Load balancing and connection steering

Within each PoP, use local load balancing to distribute traffic across Trojan workers or containers.

  • Layer 4 load balancers (e.g., HAProxy, Nginx stream mode) work well for raw TCP/TLS endpoints with minimal inspection.
  • Layer 7 reverse proxies (e.g., Nginx, Envoy) are suitable when WebSocket or HTTP-based transports are used and you need route-level logic.
  • Implement health checks that validate full handshake and basic request/response flows (not just TCP accept). A simple TCP probe is insufficient; use an application-level probe that performs TLS handshake and attempts a Trojan authentication check.

Active/Passive failover: Maintain standby PoPs for disaster scenarios where whole-region failure must be mitigated. For automatic failover across regions, use DNS with short TTLs combined with health check orchestration to update records quickly.

Global steering: Anycast vs DNS geolocation

Two common steering strategies:

Anycast

Advertise the same IP prefix from multiple regions using BGP. Benefits include:

  • Fastest route selection by the global BGP system.
  • Smoother user migration on failover if routes withdraw correctly.

Challenges: provider support, more complex routing policies, and potential suboptimal routing due to BGP dynamics. Use route dampening and monitor for traffic blackholing.

GeoDNS

Use DNS providers that support geo-based answers (or run your own authoritative servers with geo logic). Advantages:

  • Simpler to operate and widely available.
  • Can return different TLS endpoints or transports per region.

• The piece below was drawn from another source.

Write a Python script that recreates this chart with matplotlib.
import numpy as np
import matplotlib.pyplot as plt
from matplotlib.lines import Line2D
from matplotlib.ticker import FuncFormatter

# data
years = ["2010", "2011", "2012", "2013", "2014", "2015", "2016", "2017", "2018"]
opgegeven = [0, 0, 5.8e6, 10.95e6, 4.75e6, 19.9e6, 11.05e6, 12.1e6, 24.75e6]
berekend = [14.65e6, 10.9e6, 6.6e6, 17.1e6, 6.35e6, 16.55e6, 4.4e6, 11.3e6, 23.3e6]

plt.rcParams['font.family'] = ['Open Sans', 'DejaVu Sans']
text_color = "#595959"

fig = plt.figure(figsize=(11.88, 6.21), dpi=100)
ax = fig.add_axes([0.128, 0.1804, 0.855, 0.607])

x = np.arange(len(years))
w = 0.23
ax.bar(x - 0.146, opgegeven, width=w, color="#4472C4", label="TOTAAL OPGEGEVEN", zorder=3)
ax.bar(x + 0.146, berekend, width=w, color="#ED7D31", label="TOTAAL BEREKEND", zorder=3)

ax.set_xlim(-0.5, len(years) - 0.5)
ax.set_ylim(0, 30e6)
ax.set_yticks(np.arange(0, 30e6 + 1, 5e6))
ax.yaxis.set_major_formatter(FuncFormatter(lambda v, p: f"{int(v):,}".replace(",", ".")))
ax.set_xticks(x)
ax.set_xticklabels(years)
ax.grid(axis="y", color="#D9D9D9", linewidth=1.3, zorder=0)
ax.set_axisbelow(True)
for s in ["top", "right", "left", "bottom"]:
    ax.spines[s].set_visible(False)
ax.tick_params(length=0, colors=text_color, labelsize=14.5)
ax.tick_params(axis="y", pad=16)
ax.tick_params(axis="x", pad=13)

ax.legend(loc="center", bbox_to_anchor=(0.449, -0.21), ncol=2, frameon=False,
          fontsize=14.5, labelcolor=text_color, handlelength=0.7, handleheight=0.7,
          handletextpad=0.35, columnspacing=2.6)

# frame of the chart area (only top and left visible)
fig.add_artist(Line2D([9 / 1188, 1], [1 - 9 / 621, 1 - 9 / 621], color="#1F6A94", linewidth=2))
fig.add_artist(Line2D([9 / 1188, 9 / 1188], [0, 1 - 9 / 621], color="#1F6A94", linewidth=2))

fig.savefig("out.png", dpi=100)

Downside: DNS caching leads to slower propagation; client resolver behavior can cause imperfect steering.

Security: authentication, ACLs and rate controls

Security measures include:

  • Strong Trojan passwords or per-user tokens; rotate credentials regularly.
  • Per-user quotas and throttling to prevent abuse. Implement rate limiting at the edge LB and at the application layer.
  • IP-based ACLs for management interfaces only; keep management plane off public-facing IPs.
  • Use TLS mutual authentication for inter-PoP control channels.

Networking details: MTU, TCP tuning and fragmentation

Performance tuning matters. Key points:

  • Set MTU to avoid fragmentation when tunneling. For standard Internet links, 1400-1450 is a conservative range; adjust based on encapsulations (e.g., WebSocket over TLS over TCP).
  • Tune TCP stack: enable BBR or appropriate congestion control for high-bandwidth links. On Linux, tcp_congestion_control can be set to bbr for better throughput in high-speed WANs.
  • Enable TCP keepalive, and tune retransmit timeouts so idle NAT mappings don’t close prematurely behind NATs.

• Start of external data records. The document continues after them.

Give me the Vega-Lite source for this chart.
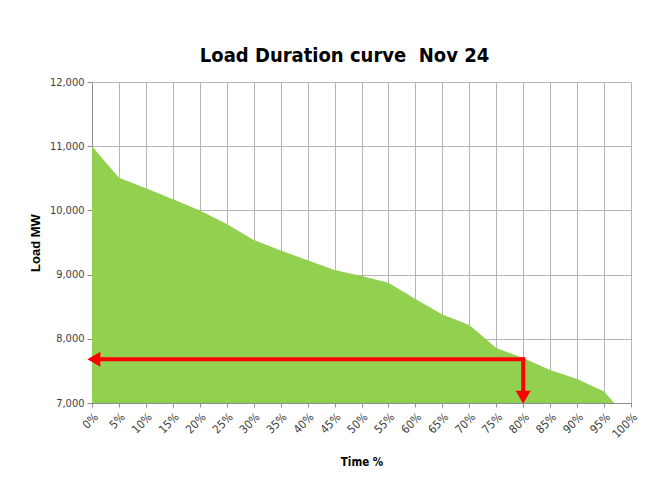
{
  "$schema": "https://vega.github.io/schema/vega-lite/v6.json",
  "width": 539,
  "height": 321,
  "autosize": {"type": "none"},
  "padding": {"left": 92, "top": 82, "right": 32, "bottom": 80},
  "background": "white",
  "title": {
    "text": "Load Duration curve \u00a0Nov 24",
    "font": "DejaVu Sans Condensed, Lato, sans-serif",
    "fontSize": 20,
    "fontWeight": "bold",
    "color": "#000000",
    "anchor": "middle",
    "dx": -17,
    "offset": 10
  },
  "config": {
    "view": {"stroke": null},
    "axis": {
      "labelFont": "DejaVu Sans Condensed, Lato, sans-serif",
      "labelFontSize": 11,
      "labelColor": "#404040",
      "titleFont": "DejaVu Sans Condensed, Lato, sans-serif",
      "titleFontWeight": "bold",
      "titleColor": "#000000",
      "gridColor": "#b5b5b5",
      "gridWidth": 1,
      "gridOpacity": 1,
      "domainColor": "#8c8c8c",
      "tickColor": "#8c8c8c",
      "tickSize": 5
    }
  },
  "data": {
    "values": [
      {"series": "load", "x": 0, "y": 11000},
      {"series": "load", "x": 5, "y": 10510},
      {"series": "load", "x": 10, "y": 10345},
      {"series": "load", "x": 15, "y": 10175},
      {"series": "load", "x": 20, "y": 10000},
      {"series": "load", "x": 25, "y": 9790},
      {"series": "load", "x": 30, "y": 9540},
      {"series": "load", "x": 35, "y": 9375},
      {"series": "load", "x": 40, "y": 9225},
      {"series": "load", "x": 45, "y": 9070},
      {"series": "load", "x": 50, "y": 8980},
      {"series": "load", "x": 55, "y": 8875},
      {"series": "load", "x": 60, "y": 8620},
      {"series": "load", "x": 65, "y": 8380},
      {"series": "load", "x": 70, "y": 8215},
      {"series": "load", "x": 75, "y": 7855},
      {"series": "load", "x": 80, "y": 7700},
      {"series": "load", "x": 85, "y": 7515},
      {"series": "load", "x": 90, "y": 7375},
      {"series": "load", "x": 95, "y": 7180},
      {"series": "load", "x": 100, "y": 6700},
      {"series": "hline", "x": 1, "x2": 80, "y": 7680},
      {"series": "vline", "x": 80, "y": 7680, "y2": 7150},
      {"series": "lhead", "x": 0.35, "y": 7680},
      {"series": "dhead", "x": 80, "y": 7090}
    ]
  },
  "encoding": {
    "x": {
      "field": "x",
      "type": "quantitative",
      "scale": {"domain": [0, 100], "nice": false},
      "axis": {
        "title": "Time %",
        "titleFontSize": 11.5,
        "titlePadding": 16,
        "values": [0, 5, 10, 15, 20, 25, 30, 35, 40, 45, 50, 55, 60, 65, 70, 75, 80, 85, 90, 95, 100],
        "labelExpr": "datum.value + '%'",
        "labelAngle": -45,
        "labelFontSize": 11.5,
        "labelPadding": 4,
        "labelOverlap": false,
        "labelFlush": false,
        "labelBound": false,
        "tickSize": 4,
        "grid": true
      }
    },
    "y": {
      "field": "y",
      "type": "quantitative",
      "scale": {"domain": [7000, 12000], "zero": false, "nice": false},
      "axis": {
        "title": "Load MW",
        "titleFont": "Liberation Sans, sans-serif",
        "titleFontSize": 13,
        "titlePadding": 7,
        "values": [7000, 8000, 9000, 10000, 11000, 12000],
        "format": ",d",
        "labelPadding": 3,
        "labelOverlap": false,
        "labelFlush": false,
        "grid": true
      }
    }
  },
  "layer": [
    {
      "transform": [{"filter": "datum.series === 'load'"}],
      "mark": {"type": "area", "color": "#92D050", "clip": true, "opacity": 1}
    },
    {
      "transform": [{"filter": "datum.series === 'hline'"}],
      "mark": {"type": "rule", "color": "#FF0000", "strokeWidth": 4, "strokeCap": "square"},
      "encoding": {"x2": {"field": "x2"}}
    },
    {
      "transform": [{"filter": "datum.series === 'vline'"}],
      "mark": {"type": "rule", "color": "#FF0000", "strokeWidth": 4, "strokeCap": "square"},
      "encoding": {"y2": {"field": "y2"}}
    },
    {
      "transform": [{"filter": "datum.series === 'lhead'"}],
      "mark": {"type": "point", "shape": "triangle-left", "filled": true, "color": "#FF0000", "size": 225, "opacity": 1}
    },
    {
      "transform": [{"filter": "datum.series === 'dhead'"}],
      "mark": {"type": "point", "shape": "triangle-down", "filled": true, "color": "#FF0000", "size": 225, "opacity": 1}
    }
  ]
}
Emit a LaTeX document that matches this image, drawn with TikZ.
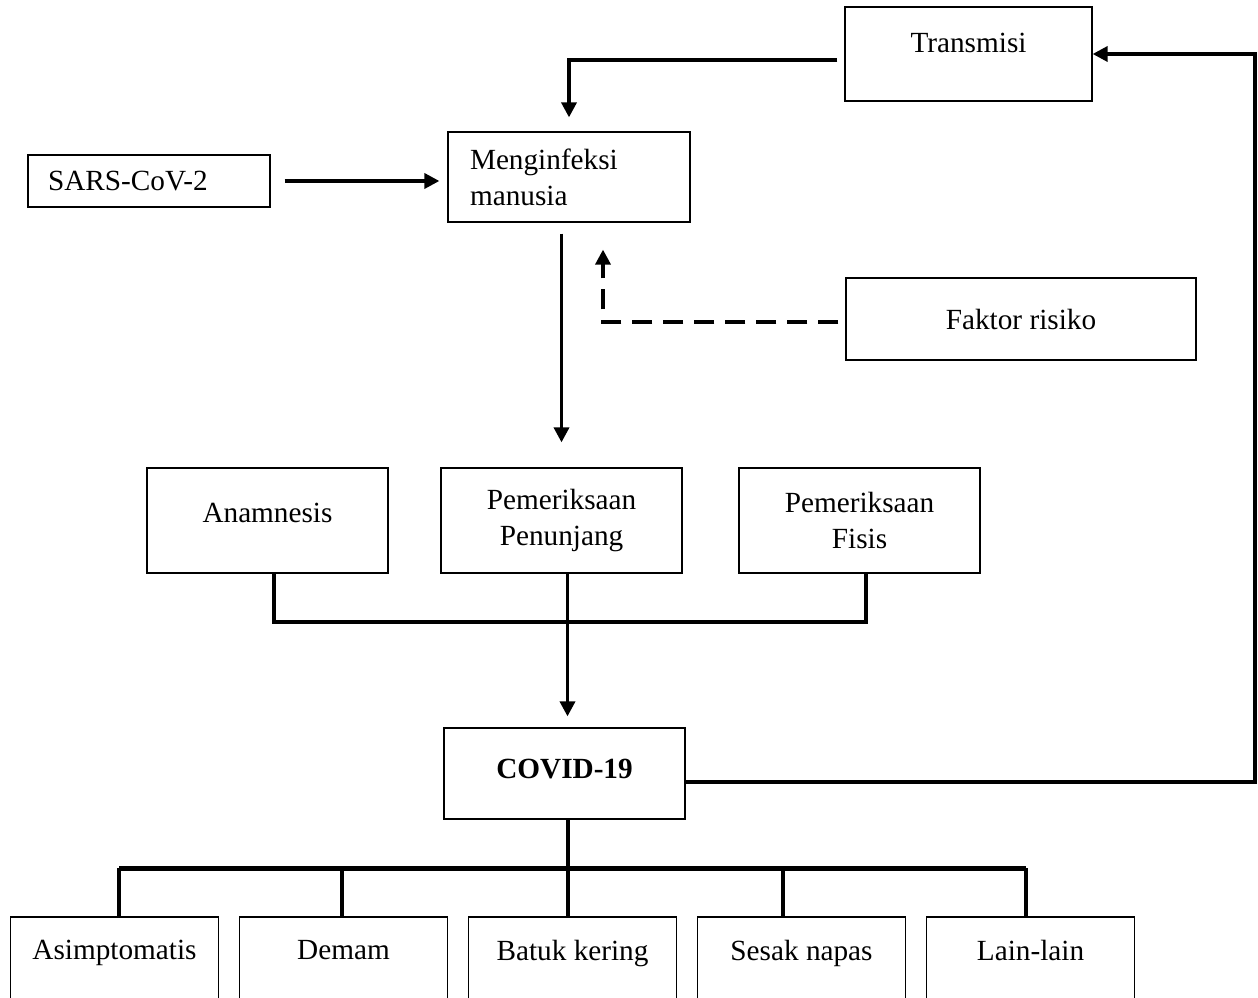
\documentclass[tikz,border=0pt]{standalone}
\usepackage{fontspec}
\setmainfont{Liberation Serif}
\usetikzlibrary{arrows.meta,positioning}

\begin{document}
\begin{tikzpicture}[x=0.4pt,y=-0.4pt]
\tikzstyle{box}=[rectangle, draw=black, line width=0.5pt, inner sep=0pt,
font=\fontsize{11.7}{14.4}\selectfont, align=center]
\tikzstyle{sym}=[box, minimum width=83.4pt, minimum height=45.2pt,
text depth=18.8pt, node distance=91.6pt]
\tikzstyle{link}=[line width=1.4pt, -{Triangle[length=6pt,width=6pt]}]
\tikzstyle{dlink}=[link, dash pattern=on 8pt off 4.4pt]
\tikzstyle{bar}=[line width=1.4pt]
\useasboundingbox (0,0) rectangle (1258,998);

\node[box, minimum width=98.8pt, minimum height=37.6pt, text depth=8.8pt] at (968.5,54) (trans) {Transmisi};
\node[box, minimum width=96.8pt, minimum height=36pt, text width=79.2pt, align=left] at (569,177) (infect) {Menginfeksi\\manusia};
\node[box, minimum width=96.8pt, minimum height=20.8pt, text width=80.8pt, align=left] at (149,181) (sars) {SARS-CoV-2};
\node[box, minimum width=140pt, minimum height=32.8pt] at (1021,319) (risk) {Faktor risiko};

\node[box, minimum width=96.4pt, minimum height=42pt, text depth=6.4pt] at (267.5,520.5) (anam) {Anamnesis};
\node[box, minimum width=96.4pt, minimum height=42pt, right of=anam, node distance=117.6pt] (lab) {Pemeriksaan\\Penunjang};
\node[box, minimum width=96.4pt, minimum height=42pt, right of=lab, node distance=119.2pt] (phys) {Pemeriksaan\\Fisis};

\node[box, minimum width=96.4pt, minimum height=36.4pt, text depth=4pt,
font=\fontsize{11.7}{14.4}\selectfont\bfseries] at (564.5,773.5) (covid) {COVID-19};

\node[sym] at (114.5,973.5) (asym) {Asimptomatis};
\node[sym, right of=asym] (fever) {Demam};
\node[sym, right of=fever] (cough) {Batuk kering};
\node[sym, right of=cough] (breath) {Sesak napas};
\node[sym, right of=breath] (other) {Lain-lain};

\coordinate (join) at (567.5,622);
\coordinate (turn) at (1255,54);
\coordinate (hub) at (568,868);

\draw[link, shorten <=5.6pt, shorten >=3.2pt] (sars.east) -- (sars.east -| infect.west);
\draw[link, shorten >=5.6pt] ([xshift=-2.8pt,yshift=-2.4pt]trans.west) -| (infect.north);
\draw[link, shorten <=4.4pt, shorten >=10pt] (infect.south -| lab.north) -- (lab.north);
\draw[dlink] ([xshift=-2.8pt,yshift=-1.2pt]risk.west) -| ([xshift=13.6pt,yshift=-10.8pt]infect.south);

\draw[bar, line width=1.6pt] ([xshift=2.6pt]anam.south) |- (join) -| ([xshift=2.6pt]phys.south);
\draw[link, shorten >=4.4pt] ([xshift=2.4pt]lab.south) -- ([xshift=2.4pt]lab.south |- covid.north);

\draw[link] ([yshift=-3.4pt]covid.east) -| (turn) -- (trans.east);

\draw[bar] (covid.south -| hub) -- (hub);
\foreach \x/\n in {119/asym,342/fever,568/cough,783/breath,1026/other}{
  \coordinate (b\n) at (\x,868);
  \draw[bar] (b\n) -- (b\n |- \n.north);
}
\draw[line width=2pt] (basym) -- (bother);

\end{tikzpicture}
\end{document}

Deployment models and automation

Deployment can be containerized or bare-metal. Recommended approaches:

  • Use Docker + orchestration (Kubernetes, Nomad) for easy scaling and rolling updates.
  • Package Trojan in containers with sidecars for logging, metrics and health checks.
  • Automate infra as code (Terraform) for consistent PoP creation and BGP/route management when using Anycast.
  • CI/CD pipelines should include canary rollouts and automated rollback on telemetry anomalies.

Observability and incident response

Monitoring is indispensable. Track these metrics:

  • Per-PoP connection counts, new connections/sec, and auth failures.
  • Handshake latencies and TLS renegotiation rates.
  • Packet loss and retransmit rates between client regions and PoPs.
  • CPU, memory, and bandwidth utilization per worker.

Use distributed tracing (where possible), Prometheus for time-series metrics, and a central logging solution (ELK/EFK) with structured logs containing region, client IP, transport and auth id. Configure alerting for thresholds (e.g., sudden spike in auth failures or sustained high packet loss) and run regular failover drills to validate cross-region recovery procedures.

Operational playbooks

Create playbooks for common scenarios:

  • PoP failure — DNS failover or BGP withdraw steps, re-routing verification, and rollback plan.
  • Certificate compromise — certificate revoke and rapid propagation of new certs to all PoPs.
  • Scaling event — autoscale policies based on connection rate and bandwidth; pre-warm instances during predicted traffic spikes.

Example deployment pattern

A practical pattern that balances complexity and performance:

  • Three primary PoPs (NA, EU, APAC) with local LBs (HAProxy) fronting N replicas of Trojan instances per PoP.
  • DNS-based geo steering with 30s TTL and active health checks via a control plane that updates records when PoP health changes.
  • Centralized observability cluster receiving metrics and logs via secured, compressed gRPC streams.
  • Inter-PoP secure mesh for control plane traffic using mTLS and token-based auth for API endpoints.

Closing considerations

Building a global Trojan VPN requires thinking like both a network engineer and a platform operator. Focus on minimizing handshake and path latency, ensuring predictable failure modes, and automating certificate and configuration management. Start with a small multi-region footprint, validate telemetry-driven failover, and iterate by adding transports (WebSocket/gRPC/QUIC) and PoPs as demand and threat models dictate.